October 2009
Letters to the Editor
Bar News welcomes letters from readers. We do not run letters that have been printed in, or are pending before, other legal publications with overlapping readership. Letters must be no more than 250 words in length, and e-mailed to letterstotheeditor@wsba.org or mailed to: WSBA, Attn. Letters to the Editor, 1325 Fourth Ave., Ste. 600, Seattle, WA 98101-2539. Bar News reserves the right to edit letters. Bar News does not print anonymous letters, or more than one submission per month from the same contributor.

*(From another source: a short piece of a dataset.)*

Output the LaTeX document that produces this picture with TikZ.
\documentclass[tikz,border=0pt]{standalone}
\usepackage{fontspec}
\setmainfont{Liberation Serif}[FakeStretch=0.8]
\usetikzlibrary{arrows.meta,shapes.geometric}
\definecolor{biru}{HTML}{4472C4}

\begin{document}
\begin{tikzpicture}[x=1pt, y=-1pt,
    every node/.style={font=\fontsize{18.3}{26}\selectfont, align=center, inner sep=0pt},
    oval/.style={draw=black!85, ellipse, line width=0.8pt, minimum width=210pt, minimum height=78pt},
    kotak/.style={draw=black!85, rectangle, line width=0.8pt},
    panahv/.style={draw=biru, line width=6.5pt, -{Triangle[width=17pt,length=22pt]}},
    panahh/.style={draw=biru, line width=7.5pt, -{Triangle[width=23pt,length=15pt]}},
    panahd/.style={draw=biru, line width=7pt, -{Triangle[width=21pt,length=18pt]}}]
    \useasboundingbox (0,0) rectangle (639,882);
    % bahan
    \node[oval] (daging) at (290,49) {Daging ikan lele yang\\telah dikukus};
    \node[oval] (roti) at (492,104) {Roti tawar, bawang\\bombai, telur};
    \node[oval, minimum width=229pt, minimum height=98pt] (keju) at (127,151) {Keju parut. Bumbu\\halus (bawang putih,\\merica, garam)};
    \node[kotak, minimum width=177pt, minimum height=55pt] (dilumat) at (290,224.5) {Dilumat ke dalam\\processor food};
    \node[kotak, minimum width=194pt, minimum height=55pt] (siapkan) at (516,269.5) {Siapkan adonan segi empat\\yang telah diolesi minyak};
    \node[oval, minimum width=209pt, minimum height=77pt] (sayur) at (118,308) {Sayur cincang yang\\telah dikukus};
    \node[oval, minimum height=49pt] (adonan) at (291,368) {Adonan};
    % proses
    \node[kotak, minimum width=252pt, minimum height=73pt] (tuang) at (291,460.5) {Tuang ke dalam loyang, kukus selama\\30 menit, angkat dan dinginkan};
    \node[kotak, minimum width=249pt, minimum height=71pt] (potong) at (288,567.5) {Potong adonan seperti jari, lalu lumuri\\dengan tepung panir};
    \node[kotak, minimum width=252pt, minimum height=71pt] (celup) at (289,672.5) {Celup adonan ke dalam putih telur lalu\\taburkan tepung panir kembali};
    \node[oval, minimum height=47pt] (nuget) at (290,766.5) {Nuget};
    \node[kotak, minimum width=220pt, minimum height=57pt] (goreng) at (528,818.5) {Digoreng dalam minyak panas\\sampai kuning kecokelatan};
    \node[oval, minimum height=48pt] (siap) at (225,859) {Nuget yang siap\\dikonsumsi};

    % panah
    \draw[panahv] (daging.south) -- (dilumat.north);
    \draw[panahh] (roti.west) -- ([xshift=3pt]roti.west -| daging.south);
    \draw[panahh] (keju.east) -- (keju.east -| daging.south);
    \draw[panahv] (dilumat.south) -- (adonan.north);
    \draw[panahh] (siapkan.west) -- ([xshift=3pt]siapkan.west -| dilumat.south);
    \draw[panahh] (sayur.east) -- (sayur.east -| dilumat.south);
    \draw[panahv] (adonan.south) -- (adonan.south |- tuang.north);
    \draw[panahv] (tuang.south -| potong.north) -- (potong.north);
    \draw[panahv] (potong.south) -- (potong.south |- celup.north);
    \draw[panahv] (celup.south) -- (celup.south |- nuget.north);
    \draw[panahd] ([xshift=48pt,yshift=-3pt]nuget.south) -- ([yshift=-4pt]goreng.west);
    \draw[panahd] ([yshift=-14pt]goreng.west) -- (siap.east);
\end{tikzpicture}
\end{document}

Mark Johnson, in the August Bar News, writes that the legal profession is a monopoly controlled by the Supreme Court through an express grant of power in Article 4 of the State Constitution. Article 4 grants judicial power to the Supreme Court and contains no grant of authority to regulate lawyer conduct. Lawyers are the opponents of the court in that their job is to protect their clients from the power of the court. They are not part of the judiciary, and the court has no inherent power over them. Nor is the legal profession a monopoly because lawyers compete with each other and other professions. Separation of power requires that legislation of lawyer rules and judging of lawyer rules be in different branches of government. Prosecution must be in the third branch. As it now stands there is no check or balance against the acts of the Supreme Court. The constitution also provides that justice in all cases shall be administered openly and without unnecessary delay. A system of adjudication which is concealed from the public and everyone except lawyers and judges violates at least the spirit of this provision. The same is true of mandatory arbitration.
Roger B. Ley, Astoria, Oregon
WSBA GENERAL COUNSEL ROBERT WELDEN RESPONDS: The Washington Supreme Court has held “that the regulation of the practice of law in this state is within the inherent power of this court” and that “the power to make the necessary rules and regulations governing the bar was intended to be vested exclusively in the supreme court, free from the dangers of encroachment either by the legislative or executive branches.” Graham v. Bar Association, 86 Wn.2d 624, 631, 633 (1976), citation omitted. In addition, lawyer discipline in Washington is public. See Disciplinary Notices, p. 51.